Sadece davetiye gönderdim. Belediyeciler yazdıkları bir örneği bana attı. “Böyle yaz ve gönder” diye. “Yapamam” dedim. Çünkü Türkçe klavyem yoktu. Kendileri yaptılar ve gönderdiler. Ben imza attım. Onlara geri gönderdim.

- Sizi nasıl buldular?

Bir arkadaş aracılığıyla...

- O kim?

İsmini mahkemede söylerim. Şu an söylemek istemiyorum.

- Yeşilyurtlulara siz mi eşlik ettiniz?

İki başkan yardımcısını Nürnberg’den aldım. Belediyeye gittiler. “İşimiz bittiğinde seni ararız” dediler. Otelde buluştuk. Ardından Hannover’e geldik. Üç kişi daha katıldı. Tarihi yerleri gezdik. “Hannover Belediye Başkanı Belit Onay’dan randevu alabilir misin?” diye sordular. Belit beye e-mail attım. Yeni başkan olmuştu, zamanı yoktu. Hamburg’a gittik, gezdik. Sonra döndüler.

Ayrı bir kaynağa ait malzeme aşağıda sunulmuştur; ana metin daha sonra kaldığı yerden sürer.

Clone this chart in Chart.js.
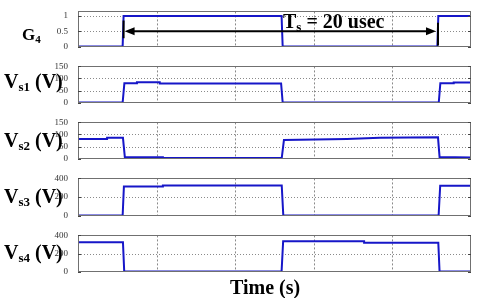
<!DOCTYPE html>
<html>
<head>
<meta charset="utf-8">
<script src="https://cdn.jsdelivr.net/npm/chart.js@4.4.1/dist/chart.umd.min.js"></script>
<style>
  body { margin: 0; background: #fff; width: 480px; height: 298px; overflow: hidden; position: relative;
         font-family: "Liberation Serif", "Times New Roman", serif; }
  .panel { position: absolute; left: 0; width: 480px; }
  .lbl { position: absolute; font-weight: bold; color: #000; white-space: nowrap; line-height: 1; }
  .lbl sub { font-size: 0.65em; line-height: 0; vertical-align: -0.25em; }
  .vs { font-size: 20px; }
</style>
</head>
<body>
<div class="panel" id="p1" style="top:4px;height:50px"><canvas id="c1"></canvas></div>
<div class="panel" id="p2" style="top:59px;height:51px"><canvas id="c2"></canvas></div>
<div class="panel" id="p3" style="top:115px;height:51px"><canvas id="c3"></canvas></div>
<div class="panel" id="p4" style="top:171px;height:52px"><canvas id="c4"></canvas></div>
<div class="panel" id="p5" style="top:228px;height:51px"><canvas id="c5"></canvas></div>

<div class="lbl" style="left:22px;top:26px;font-size:17px">G<sub>4</sub></div>
<div class="lbl vs" style="left:4px;top:71px">V<sub>s1</sub> (V)</div>
<div class="lbl vs" style="left:4px;top:130px">V<sub>s2</sub> (V)</div>
<div class="lbl vs" style="left:4px;top:186px">V<sub>s3</sub> (V)</div>
<div class="lbl vs" style="left:4px;top:242px">V<sub>s4</sub> (V)</div>
<div class="lbl" style="left:283px;top:11px;font-size:20px">T<sub>s</sub> = 20 usec</div>
<div class="lbl" style="left:230px;top:277px;font-size:20px">Time (s)</div>

<script>
// time axis in microseconds
const timeMin = 0;
const timeMax = 25;
const timeGrid = [0, 5, 10, 15, 20, 25];

// gate signal G4
const g4Time = [0, 2.84, 2.9, 12.95, 13.02, 22.86, 22.92, 25];
const g4Val  = [0, 0, 1, 1, 0, 0, 1, 1];

// switch voltages (V)
const vs1Time = [0, 2.84, 2.95, 3.75, 3.75, 5.2, 5.2, 12.92, 13.02, 22.95, 23.05, 23.9, 23.9, 25];
const vs1Val  = [0, 0, 80, 80, 84, 84, 79, 79, 0, 0, 80, 80, 83, 83];

const vs2Time = [0, 1.85, 1.85, 2.86, 2.98, 5.4, 5.4, 12.96, 13.1, 17.1, 19.2, 22.9, 23.0, 25];
const vs2Val  = [81, 81, 86, 86, 6, 6, 2, 2, 77, 81, 86, 88, 7, 5];

const vs3Time = [0, 2.84, 2.92, 5.4, 5.4, 12.96, 13.06, 22.94, 23.04, 25];
const vs3Val  = [0, 0, 312, 312, 325, 325, 0, 0, 320, 320];

const vs4Time = [0, 2.86, 2.94, 12.95, 13.05, 18.2, 18.2, 22.92, 23.0, 25];
const vs4Val  = [325, 325, 0, 0, 335, 335, 320, 320, 0, 0];

// y ticks per panel
const g4Ticks = [0, 0.5, 1];
const vsLowTicks = [0, 50, 100, 150];
const vsHighTicks = [0, 200, 400];

// Ts annotation (usec, G4 units)
const arrowFrom = 2.9;
const arrowTo = 22.9;
const arrowLevel = 0.5;

const lineBlue = '#1616c8';

// scope style grid: dashed verticals, dotted horizontals, grey frame
const gridPlugin = {
    id: 'scopeGrid',
    beforeDatasetsDraw(chart) {
        const a = chart.chartArea, ctx = chart.ctx;
        const xs = chart.scales.x, ys = chart.scales.y;
        ctx.save();
        ctx.lineWidth = 1;
        ctx.strokeStyle = '#8a8a8a';
        ctx.setLineDash([2, 2]);
        xs.ticks.forEach(t => {
            if (t.value <= xs.min || t.value >= xs.max) return;
            const px = Math.round(xs.getPixelForValue(t.value)) + 0.5;
            ctx.beginPath(); ctx.moveTo(px, a.top); ctx.lineTo(px, a.bottom); ctx.stroke();
        });
        ctx.setLineDash([1, 2]);
        ys.ticks.forEach(t => {
            if (t.value <= ys.min || t.value >= ys.max) return;
            const py = Math.round(ys.getPixelForValue(t.value)) + 0.5;
            ctx.beginPath(); ctx.moveTo(a.left, py); ctx.lineTo(a.right, py); ctx.stroke();
        });
        ctx.restore();
    },
    afterDraw(chart) {
        const a = chart.chartArea, ctx = chart.ctx, ys = chart.scales.y;
        ctx.save();
        ctx.strokeStyle = '#707070';
        ctx.lineWidth = 1;
        ctx.strokeRect(Math.round(a.left) + 0.5, Math.round(a.top) + 0.5,
                       Math.round(a.right - a.left) - 1, Math.round(a.bottom - a.top));
        // small tick marks on both sides
        ctx.strokeStyle = '#444';
        ys.ticks.forEach(t => {
            const py = Math.round(ys.getPixelForValue(t.value)) + 0.5;
            ctx.beginPath();
            ctx.moveTo(a.left, py); ctx.lineTo(a.left + 3, py);
            ctx.moveTo(a.right - 3, py); ctx.lineTo(a.right, py);
            ctx.stroke();
        });
        ctx.restore();
    }
};

const arrowPlugin = {
    id: 'tsArrow',
    afterDatasetsDraw(chart) {
        const x = chart.scales.x, y = chart.scales.y, ctx = chart.ctx;
        const x1 = x.getPixelForValue(arrowFrom), x2 = x.getPixelForValue(arrowTo);
        const yy = y.getPixelForValue(arrowLevel);
        ctx.save();
        ctx.strokeStyle = '#000';
        ctx.fillStyle = '#000';
        ctx.lineWidth = 2;
        // markers at the switching edges
        ctx.beginPath();
        ctx.moveTo(x1, y.getPixelForValue(0.85)); ctx.lineTo(x1, y.getPixelForValue(0.27));
        ctx.moveTo(x2, y.getPixelForValue(0.78)); ctx.lineTo(x2, y.getPixelForValue(0.04));
        ctx.stroke();
        ctx.beginPath();
        ctx.moveTo(x1 + 8, yy); ctx.lineTo(x2 - 8, yy);
        ctx.stroke();
        ctx.beginPath();
        ctx.moveTo(x1 + 1, yy); ctx.lineTo(x1 + 11, yy - 4); ctx.lineTo(x1 + 11, yy + 4); ctx.closePath();
        ctx.moveTo(x2 - 2, yy); ctx.lineTo(x2 - 12, yy - 4); ctx.lineTo(x2 - 12, yy + 4); ctx.closePath();
        ctx.fill();
        ctx.restore();
    }
};

function makePanel(canvasId, times, values, yMax, yTicks, plugins) {
    const ctx = document.getElementById(canvasId).getContext('2d');
    return new Chart(ctx, {
        type: 'line',
        data: {
            datasets: [{
                data: times.map((t, i) => ({ x: t, y: values[i] })),
                borderColor: lineBlue,
                borderWidth: 2,
                pointRadius: 0,
                tension: 0,
            }],
        },
        options: {
            responsive: true,
            maintainAspectRatio: false,
            animation: false,
            events: [],
            layout: { padding: { left: 48, right: 9, top: 6, bottom: 6 } },
            plugins: { legend: { display: false }, tooltip: { enabled: false } },
            scales: {
                x: {
                    type: 'linear',
                    min: timeMin,
                    max: timeMax,
                    afterBuildTicks: s => { s.ticks = timeGrid.map(v => ({ value: v })); },
                    afterFit: s => { s.height = 0; },
                    ticks: { display: false },
                    border: { display: false },
                    grid: { display: false },
                },
                y: {
                    type: 'linear',
                    min: 0,
                    max: yMax,
                    afterBuildTicks: s => { s.ticks = yTicks.map(v => ({ value: v })); },
                    afterFit: s => { s.width = 30; },
                    border: { display: false },
                    grid: { display: false },
                    ticks: {
                        autoSkip: false,
                        color: '#333',
                        padding: 2,
                        font: { family: 'Liberation Serif', size: 9 },
                        callback: v => String(v),
                    },
                },
            },
        },
        plugins: [gridPlugin].concat(plugins || []),
    });
}

function init() {
    makePanel('c1', g4Time, g4Val, 1.15, g4Ticks, [arrowPlugin]);
    makePanel('c2', vs1Time, vs1Val, 150, vsLowTicks);
    makePanel('c3', vs2Time, vs2Val, 150, vsLowTicks);
    makePanel('c4', vs3Time, vs3Val, 400, vsHighTicks);
    makePanel('c5', vs4Time, vs4Val, 400, vsHighTicks);
}

document.addEventListener('DOMContentLoaded', init);
</script>
</body>
</html>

- Ordu Korgan’a neden gittiniz?

Gitmemişim. Korgan’la hiçbir işim yoktur. İmzamı karşılaştırsınlar.

- Dönemin Korgan Belediyesi Sosyal İşler Müdürü Selahaddin Emirosmanoğlu, Haziran 2020’de Korgan’a gittiğinizi, iki gün kaldığınızı ve anlaşma imzaladığınızı anlatıyor.

Kimseyi tanımıyorum. Bütün şeyleri bana yıkmaya çalışıyorlar. Türkiye’nin her yerindeki belediyelerde yapılmış bir şeydir. Bir vatandaş kalkıp da davetiye gönderiyor diye hepsini ona mal etmeyi doğru bulmuyorum.

- Korgan sizi nereden duysun?

Onu da mahkemede söyleyeceğim. Avukatım basın açıklaması yapacak.

- İyi de Korgan’a gittiğiniz söyleniyor.

İsmim her yerde çıkınca ister istemez beni kullanıyor.

- Ne münasebet! Bir yıl önceki karar bu.

Mahkemede söylerim.

- Bingöllü Ali Ayrancı’yı tanır mısınız?

Almanya’da tanıdım. Yeşilyurt Belediyesi ile gelmişti.

- Siz kaçakçılığa karışmadığınızı mı iddia ediyorsunuz?

Yaptığımı inkar etmiyorum. Yeşilyurt benden davetiye istedi. Bu resmi olamayan bir davetiyedir. Almanya’da resmiyette geçmiyor.

- Korgan’a?

Korgan’da başka şirket geçiyor.

- Sizin isminiz de var.

Var. Ama oraya göndermedim. Diğerlerini kabul etmiyorum.

- Almanya’da soruşturma açıldı mı?

Şu ana kadar bana bir şey gelmedi.

- Türkiye’den emniyet ya da savcılıktan arayan oldu mu?

Olmadı.

- Size göre suçlu kim?

Gri pasaport dediğimiz şeyi vali, belediye başkanı ve belediye meclisi imzalıyor. Bunları ben yapmamışım ki!